Голодный повар -- как это может быть? А вот бывает же: поэт похож на голодного повара; он, создающий из жизни обед для других, сам остается голодным. И что ужасно -- как будто в отношении писателя так и должно быть: сытым писателя так же трудно представить, как голодным повара.

20 января. "Поповна" в тот мороз отморозила себе ноги и не пришла на работу. Вот не везет мне с дневниками! Не утопить ли их в Москве-реке? Не надо закрывать глаза, что и Поповна, и мое выступление о Мамине, к которому готовлюсь, относится к неизбежным маневрам романа.

Самое близкое повествование Мамина мне -- это "Черты из жизни Пепко", где описывается "дурь" юности, и как она проходит, и как показывается дно жизни, похожее на дно мелкой городской речки: среди камешков лежит чайник без носика, эмалированная кастрюля с дырочкой и всякая дрянь.

Когда показывается -- является оторопь от такой жизни, и мучительная "дурь" становится так хороша, и хочется вернуть ее себе. Делаются серьезные усилия, и "дурь" становится действующей силой, поэзией писательства.

"Пепко" есть свидетельство, что Мамин -- настоящий поэт, независимый от внешних условий.

21 января. Не верь, что свободен от ненужного чувства, если даже обнажится дно души: это временное, а душа снова наполнится. Сегодня впервые только начало показываться равнодушие -- и вот это начало есть начало конца и начало обычной свободы.

Только вижу по этому примеру, как же мало взял я у жизни для себя, как дал этому чернильному червю насквозь иссосать свою душу.

Это была женщина не воображаемая, не на бумаге, а живая, душевно-грациозная, и я понял, что настоящие счастливые люди живут для этого, а не для книг, как я; что для этого стоит жить и что о нас говорят потому, что мы себя отдали, а о тех молчат, потому что они жили счастливо: о счастье молчат.

И вот захотелось с этого мрачнонасиженного трона сбежать.

Как прыжок косули в лесу -- прыгнет, и не опомнишься, а в глазу это остается, и потом вспоминаешь до того отчетливо, что взять в руки карандаш и нарисовать. Так вот пребывание этой женщины в моей комнате: ничего от нее как женщины не осталось,-- это был прыжок... Но как счастливы те, кто не пишет, кто этим живет".

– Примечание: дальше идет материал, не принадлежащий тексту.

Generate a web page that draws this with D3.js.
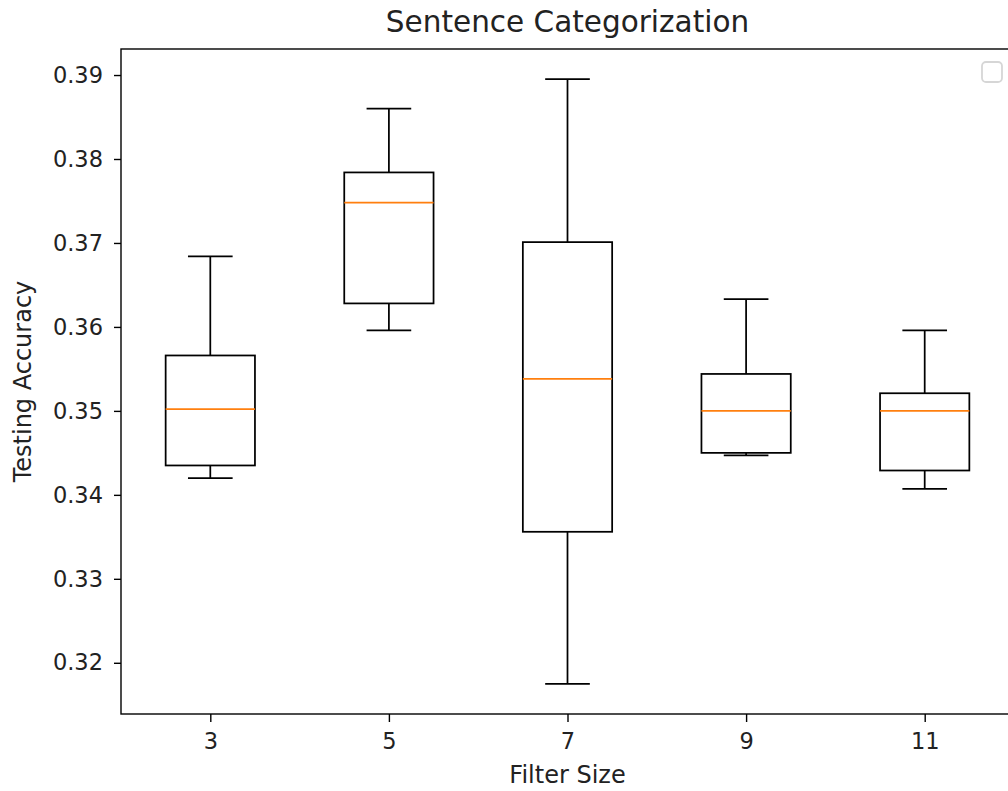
<!DOCTYPE html>
<html>
<head>
<meta charset="utf-8">
<script src="https://cdn.jsdelivr.net/npm/d3@7"></script>
<style>
  html, body { margin: 0; padding: 0; background: #fff; }
  svg { display: block; font-family: "DejaVu Sans", sans-serif; }
</style>
</head>
<body>
<svg id="chart" width="1008" height="791"></svg>
<script>
// ---- data ----
const categories   = ["3", "5", "7", "9", "11"];
const whiskerLow   = [0.3420, 0.3596, 0.3175, 0.3447, 0.3407];
const quartile1    = [0.3435, 0.3628, 0.3356, 0.3450, 0.3429];
const medians      = [0.3502, 0.3748, 0.3538, 0.3500, 0.3500];
const quartile3    = [0.3566, 0.3784, 0.3701, 0.3544, 0.3521];
const whiskerHigh  = [0.3684, 0.3860, 0.3895, 0.3633, 0.3596];
const yTicks       = [0.32, 0.33, 0.34, 0.35, 0.36, 0.37, 0.38, 0.39];

const title  = "Sentence Categorization";
const xLabel = "Filter Size";
const yLabel = "Testing Accuracy";

// ---- layout ----
(function () {
const svg = d3.select("#chart");
const mLeft = 121, mRight = 1014, mTop = 49, mBottom = 714;

const boxes = categories.map((c, i) => ({
  cat: c, pos: i + 1,
  lo: whiskerLow[i], q1: quartile1[i], med: medians[i], q3: quartile3[i], hi: whiskerHigh[i]
}));

const x = d3.scaleLinear().domain([0.5, categories.length + 0.5]).range([mLeft, mRight]);
const yMin = d3.min(whiskerLow), yMax = d3.max(whiskerHigh);
const pad = (yMax - yMin) * 0.05;
const y = d3.scaleLinear().domain([yMin - pad, yMax + pad]).range([mBottom, mTop]);

const lw = 1.75;
const boxW = 0.5, capW = 0.25;

const g = svg.append("g");

boxes.forEach(b => {
  const cx = x(b.pos);
  const gb = g.append("g").attr("fill", "none").attr("stroke", "#000").attr("stroke-width", lw);
  gb.append("line").attr("x1", cx).attr("x2", cx).attr("y1", y(b.q1)).attr("y2", y(b.lo));
  gb.append("line").attr("x1", cx).attr("x2", cx).attr("y1", y(b.q3)).attr("y2", y(b.hi));
  gb.append("line").attr("x1", x(b.pos - capW / 2)).attr("x2", x(b.pos + capW / 2)).attr("y1", y(b.lo)).attr("y2", y(b.lo));
  gb.append("line").attr("x1", x(b.pos - capW / 2)).attr("x2", x(b.pos + capW / 2)).attr("y1", y(b.hi)).attr("y2", y(b.hi));
  gb.append("rect")
    .attr("x", x(b.pos - boxW / 2)).attr("width", x(b.pos + boxW / 2) - x(b.pos - boxW / 2))
    .attr("y", y(b.q3)).attr("height", y(b.q1) - y(b.q3));
  g.append("line").attr("x1", x(b.pos - boxW / 2)).attr("x2", x(b.pos + boxW / 2))
    .attr("y1", y(b.med)).attr("y2", y(b.med))
    .attr("stroke", "#ff7f0e").attr("stroke-width", lw);
});

const xAxis = d3.axisBottom(x).tickValues(boxes.map(b => b.pos))
  .tickFormat((d, i) => categories[i]).tickSize(8).tickPadding(11);
const yAxis = d3.axisLeft(y).tickValues(yTicks).tickFormat(d3.format(".2f")).tickSize(7).tickPadding(11);

const gx = svg.append("g").attr("transform", `translate(0,${mBottom})`).call(xAxis);
const gy = svg.append("g").attr("transform", `translate(${mLeft},0)`).call(yAxis);
[gx, gy].forEach(a => {
  a.select(".domain").remove();
  a.selectAll(".tick line").attr("stroke", "#000").attr("stroke-width", 1.4);
  a.selectAll(".tick text").attr("fill", "#222").style("font-size", "22.5px").style("font-family", "DejaVu Sans");
});

svg.append("rect").attr("x", mLeft).attr("y", mTop).attr("width", mRight - mLeft).attr("height", mBottom - mTop)
  .attr("fill", "none").attr("stroke", "#000").attr("stroke-width", 1.4);

svg.append("text").attr("x", (mLeft + mRight) / 2).attr("y", 32).attr("text-anchor", "middle")
  .style("font-size", "29.5px").attr("fill", "#222").text(title);
svg.append("text").attr("x", (mLeft + mRight) / 2).attr("y", 783).attr("text-anchor", "middle")
  .style("font-size", "24px").attr("fill", "#222").text(xLabel);
svg.append("text").attr("transform", `translate(31,${(mTop + mBottom) / 2}) rotate(-90)`)
  .attr("text-anchor", "middle").style("font-size", "24px").attr("fill", "#222").text(yLabel);

svg.append("rect").attr("x", 982).attr("y", 62).attr("width", 20).attr("height", 20).attr("rx", 4)
  .attr("fill", "#fff").attr("stroke", "#d6d6d6").attr("stroke-width", 1.8);
})();
</script>
</body>
</html>
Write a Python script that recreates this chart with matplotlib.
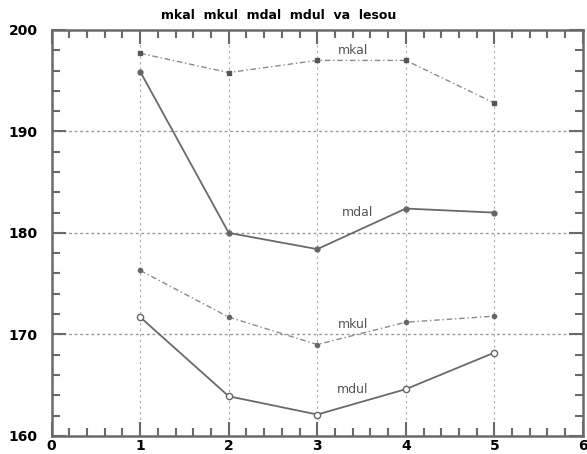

В этот день впервые появляется в дневнике одумка: "А и вполне возможно, что это был соблазн, что это путь не к себе, а от себя".

Это запись о привычной "свободе", которую писатель считает высшим благом и от которой, однако, его тянет, как с трона, сбежать...

"22 января. Вчера была вторая встреча с новой сотрудницей. Валерия Дмитриевна. Фамилии не знаю".

Вот и вся запись обо мне. Я же записываю в этот день так: "Во время моей болезни М. М. звонил мне, выражая сочувствие, и непременно просил прийти. Шла я с двойным чувством -- отталкивания и надежды. Надо признаться -- неприятно было, что в больших пустоватых комнатах будут заметно-уродливы мои забинтованные ватой ноги.